Reproduce every line of the material below, but drop the pictures.

☆ ☆ ☆ ☆ ☆

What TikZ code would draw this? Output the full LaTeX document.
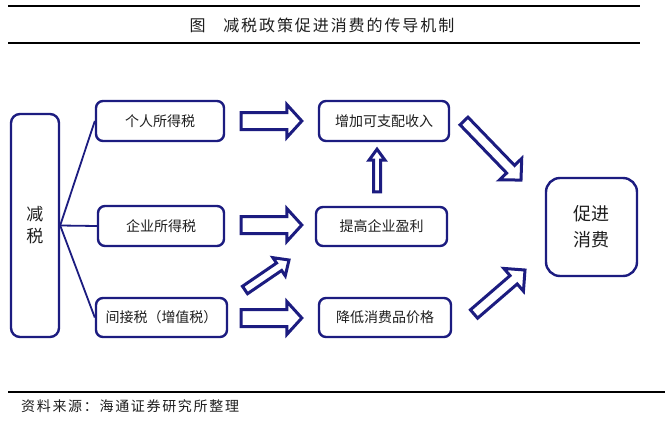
\documentclass[tikz,border=0pt]{standalone}
\usepackage{fontspec}
\setmainfont{Noto Sans CJK SC}
\newfontfamily\cjkspaced[LetterSpace=12]{Noto Sans CJK SC}
\usetikzlibrary{calc}
\definecolor{navy}{RGB}{28,28,128}
\definecolor{ink}{RGB}{30,30,30}
\tikzset{
  box/.style={draw=navy, line width=2.4pt, rounded corners=7pt, fill=white,
    font=\fontsize{14}{16}\selectfont, text=ink, inner sep=0pt, align=center},
  link/.style={draw=navy, line width=1.8pt},
  barrow/.style={draw=navy, line width=3pt, fill=white, line join=miter},
  hrule/.style={draw=black, line width=1.4pt}
}
% hollow block arrow: #1 tail, #2 tip, #3 shaft half-width, #4 head half-width, #5 head length
\newcommand\blockarrow[5]{%
  \coordinate (baN) at ($(#2)!#5!(#1)$);
  \draw[barrow] ($(#1)!#3!90:(#2)$) -- ($(baN)!#3!-90:(#1)$) -- ($(baN)!#4!-90:(#1)$)
    -- (#2) -- ($(baN)!#4!90:(#1)$) -- ($(baN)!#3!90:(#1)$) -- ($(#1)!#3!-90:(#2)$) -- cycle;}
\begin{document}
\begin{tikzpicture}[x=1pt,y=-1pt]
\useasboundingbox (0,0) rectangle (665,424);
\fill[white] (0,0) rectangle (665,424);

% rules and captions
\coordinate (r1a) at (8,6);   \coordinate (r1b) at (640,6);
\coordinate (r2a) at (8,43);  \coordinate (r2b) at (640,43);
\coordinate (r3a) at (8,392); \coordinate (r3b) at (665,392);
\draw[hrule] (r1a) -- (r1b);
\draw[hrule] (r2a) -- (r2b);
\draw[hrule, line width=1.2pt] (r3a) -- (r3b);
\node[text=ink, font=\cjkspaced\fontsize{16}{18}\selectfont, inner sep=0pt] (title) at (322,25)
  {图\hspace{1.1em}减税政策促进消费的传导机制};
\node[anchor=west, text=ink, font=\cjkspaced\fontsize{14}{16}\selectfont, inner sep=0pt] (source) at (21,406)
  {资料来源：海通证券研究所整理};

% boxes
\node[box, minimum width=48pt, minimum height=223pt, rounded corners=9pt,
      font=\fontsize{17}{22}\selectfont] (jian) at (35,225.5) {减\\税};
\node[box, minimum width=128pt, minimum height=40pt] (geren) at (160,121) {个人所得税};
\node[box, minimum width=126pt, minimum height=40pt] (qiye) at (161,226) {企业所得税};
\node[box, minimum width=131pt, minimum height=39pt] (jianjie) at (161.5,317.5) {间接税（增值税）};
\node[box, minimum width=130pt, minimum height=40pt] (zengjia) at (384,121) {增加可支配收入};
\node[box, minimum width=131pt, minimum height=39pt] (tigao) at (381.5,226.5) {提高企业盈利};
\node[box, minimum width=132pt, minimum height=39pt] (jiangdi) at (385,317.5) {降低消费品价格};
\node[box, minimum width=91pt, minimum height=98pt, rounded corners=14pt,
      font=\fontsize{18}{26}\selectfont] (cujin) at (591.5,227) {促进\\消费};

% branching lines
\draw[link] (jian.east) -- (geren.west);
\draw[link] (jian.east) -- (qiye.west);
\draw[link] (jian.east) -- (jianjie.west);

% block arrows
\coordinate (a1s) at ($(geren.east)+(16,0)$);   \coordinate (a1e) at ($(zengjia.west)+(-16,0)$);
\coordinate (a2s) at ($(qiye.east)+(16,-1)$);   \coordinate (a2e) at ($(tigao.west)+(-13,-1.5)$);
\coordinate (a3s) at ($(jianjie.east)+(13,0.5)$); \coordinate (a3e) at ($(jiangdi.west)+(-16,0.5)$);
\coordinate (a4s) at (245,290);  \coordinate (a4e) at (289,260);
\coordinate (a5s) at ($(tigao.north)+(-4.5,-14)$); \coordinate (a5e) at ($(zengjia.south)+(-7,7)$);
\coordinate (a6s) at (464,121);  \coordinate (a6e) at (521,180);
\coordinate (a7s) at (474,314);  \coordinate (a7e) at (525,270);
\blockarrow{a1s}{a1e}{8.5pt}{16.5pt}{15pt}
\blockarrow{a2s}{a2e}{8.5pt}{16.5pt}{15pt}
\blockarrow{a3s}{a3e}{8.5pt}{16.5pt}{15pt}
\blockarrow{a4s}{a4e}{4.5pt}{11pt}{12pt}
\blockarrow{a5s}{a5e}{3.5pt}{8pt}{11pt}
\blockarrow{a6s}{a6e}{5.5pt}{15.5pt}{15pt}
\blockarrow{a7s}{a7e}{5.5pt}{15pt}{15pt}
\end{tikzpicture}
\end{document}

☆ ☆ ☆ ☆ ☆

- **PROBLEM SOLUTION**:
What TikZ code would draw this? Output the full LaTeX document.
\documentclass[tikz,border=0pt]{standalone}
\usepackage{fontspec}
\setmainfont{Noto Sans CJK SC}
\newfontfamily\cjkspaced[LetterSpace=12]{Noto Sans CJK SC}
\usetikzlibrary{calc}
\definecolor{navy}{RGB}{28,28,128}
\definecolor{ink}{RGB}{30,30,30}
\tikzset{
  box/.style={draw=navy, line width=2.4pt, rounded corners=7pt, fill=white,
    font=\fontsize{14}{16}\selectfont, text=ink, inner sep=0pt, align=center},
  link/.style={draw=navy, line width=1.8pt},
  barrow/.style={draw=navy, line width=3pt, fill=white, line join=miter},
  hrule/.style={draw=black, line width=1.4pt}
}
% hollow block arrow: #1 tail, #2 tip, #3 shaft half-width, #4 head half-width, #5 head length
\newcommand\blockarrow[5]{%
  \coordinate (baN) at ($(#2)!#5!(#1)$);
  \draw[barrow] ($(#1)!#3!90:(#2)$) -- ($(baN)!#3!-90:(#1)$) -- ($(baN)!#4!-90:(#1)$)
    -- (#2) -- ($(baN)!#4!90:(#1)$) -- ($(baN)!#3!90:(#1)$) -- ($(#1)!#3!-90:(#2)$) -- cycle;}
\begin{document}
\begin{tikzpicture}[x=1pt,y=-1pt]
\useasboundingbox (0,0) rectangle (665,424);
\fill[white] (0,0) rectangle (665,424);

% rules and captions
\coordinate (r1a) at (8,6);   \coordinate (r1b) at (640,6);
\coordinate (r2a) at (8,43);  \coordinate (r2b) at (640,43);
\coordinate (r3a) at (8,392); \coordinate (r3b) at (665,392);
\draw[hrule] (r1a) -- (r1b);
\draw[hrule] (r2a) -- (r2b);
\draw[hrule, line width=1.2pt] (r3a) -- (r3b);
\node[text=ink, font=\cjkspaced\fontsize{16}{18}\selectfont, inner sep=0pt] (title) at (322,25)
  {图\hspace{1.1em}减税政策促进消费的传导机制};
\node[anchor=west, text=ink, font=\cjkspaced\fontsize{14}{16}\selectfont, inner sep=0pt] (source) at (21,406)
  {资料来源：海通证券研究所整理};

% boxes
\node[box, minimum width=48pt, minimum height=223pt, rounded corners=9pt,
      font=\fontsize{17}{22}\selectfont] (jian) at (35,225.5) {减\\税};
\node[box, minimum width=128pt, minimum height=40pt] (geren) at (160,121) {个人所得税};
\node[box, minimum width=126pt, minimum height=40pt] (qiye) at (161,226) {企业所得税};
\node[box, minimum width=131pt, minimum height=39pt] (jianjie) at (161.5,317.5) {间接税（增值税）};
\node[box, minimum width=130pt, minimum height=40pt] (zengjia) at (384,121) {增加可支配收入};
\node[box, minimum width=131pt, minimum height=39pt] (tigao) at (381.5,226.5) {提高企业盈利};
\node[box, minimum width=132pt, minimum height=39pt] (jiangdi) at (385,317.5) {降低消费品价格};
\node[box, minimum width=91pt, minimum height=98pt, rounded corners=14pt,
      font=\fontsize{18}{26}\selectfont] (cujin) at (591.5,227) {促进\\消费};

% branching lines
\draw[link] (jian.east) -- (geren.west);
\draw[link] (jian.east) -- (qiye.west);
\draw[link] (jian.east) -- (jianjie.west);

% block arrows
\coordinate (a1s) at ($(geren.east)+(16,0)$);   \coordinate (a1e) at ($(zengjia.west)+(-16,0)$);
\coordinate (a2s) at ($(qiye.east)+(16,-1)$);   \coordinate (a2e) at ($(tigao.west)+(-13,-1.5)$);
\coordinate (a3s) at ($(jianjie.east)+(13,0.5)$); \coordinate (a3e) at ($(jiangdi.west)+(-16,0.5)$);
\coordinate (a4s) at (245,290);  \coordinate (a4e) at (289,260);
\coordinate (a5s) at ($(tigao.north)+(-4.5,-14)$); \coordinate (a5e) at ($(zengjia.south)+(-7,7)$);
\coordinate (a6s) at (464,121);  \coordinate (a6e) at (521,180);
\coordinate (a7s) at (474,314);  \coordinate (a7e) at (525,270);
\blockarrow{a1s}{a1e}{8.5pt}{16.5pt}{15pt}
\blockarrow{a2s}{a2e}{8.5pt}{16.5pt}{15pt}
\blockarrow{a3s}{a3e}{8.5pt}{16.5pt}{15pt}
\blockarrow{a4s}{a4e}{4.5pt}{11pt}{12pt}
\blockarrow{a5s}{a5e}{3.5pt}{8pt}{11pt}
\blockarrow{a6s}{a6e}{5.5pt}{15.5pt}{15pt}
\blockarrow{a7s}{a7e}{5.5pt}{15pt}{15pt}
\end{tikzpicture}
\end{document}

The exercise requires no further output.